Barnes & Noble has announced it’s creating a new subsidiary which will house the company’s digital and college businesses. That means that the NOOK eReaders and tablets and digital book divisions won’t be under the same roof as B&N’s nearly 700 book stores in the US — but NOOK eReaders will still be tied to the company’s retail stores.
In other words, you’ll probably be able to pick up a NOOK device at a Barnes & Noble store, and when you go to bn.com to shop for eBooks, purchases will still be delivered to your NOOK.
So what exactly is new?
For consumers, not much — except that Microsoft has agreed to invest $300 million in the new company, giving Microsoft a 17.6 percent equity in the company.
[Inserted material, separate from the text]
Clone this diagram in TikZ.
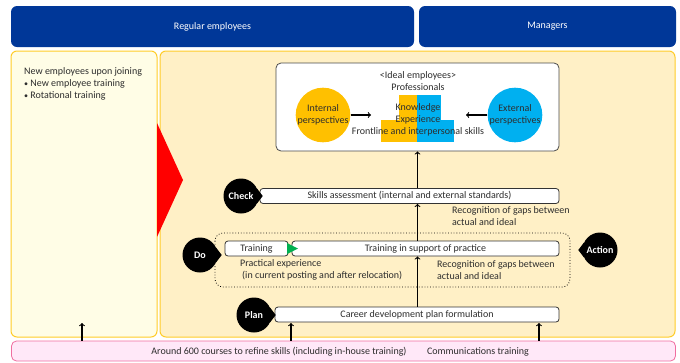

As part of that arrangement, one of the first things we’ll see from the unnamed new subsidiary company is a NOOK app for Windows 8.
Although to be fair, I would have expected a NOOK app for Windows 8 whether or not Microsoft threw money at B&N. Competitors Amazon and Kobo are already two of the first companies to release apps for the new Windows 8 Metro user interface.
But the big picture here is that Microsoft is getting more involved in the eBook business — and Barnes & Noble is strengthening its position by further separating its digital book business from its bricks and mortar retail stores. As eBook consumption rises and paper book sales fall, that could be a smart move to ensure B&N has a future.